Süt Fiyatı, süt-yem paritesi dikkate alınarak belirlensin
Tire’de gerçekleştirilen ‘3.Süt Sempozyumu’nun sonuç bildirgesinde, çiğ sütte asıl sorunun fiyat değil, yüksek maliyet olduğuna dikkat çekilerek, çiğ süt fiyatının belirlenmesinde üretim maliyetinin dikkate alınmasi ve maliyetin altında bir fiyat belirlenmemesi gerektiği vurgulandı. Bildirgede, çiğ süt fiyatının belirlenmesine yönelik şu öneride bulunuldu: “AB’de Nisan 2015'te 31.59 euro cent yani yaklaşık 93 kuruş olan çiğ süt ile yetiştirici 1 kilo 700 gram yem alırken, ülkemizdeki yetiştirici 1 lira 15 kuruş ile ancak 1 kilo yem alabilmektedir.
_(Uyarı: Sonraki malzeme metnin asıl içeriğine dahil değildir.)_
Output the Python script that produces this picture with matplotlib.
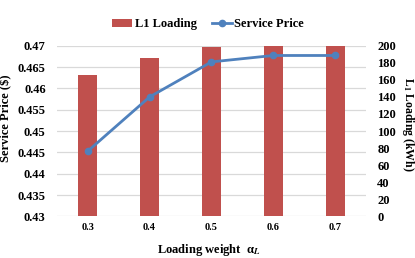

Ülkemizde de çiğ süt fiyatı belirlenirken üretim maliyetinin dikkate alınması ve maliyetin altında fiyat belirlenmemesi gerekir. Dünyada standart olarak kabul edilen süt-yem paritesi dikkate alınmalıdır. Yani 1 litre sütle 1.5 kilo yem alınabilmelidir. Hayvancılığın sürdürülebilir olması için üreticinin refah payının dikkate alınması gerekir.”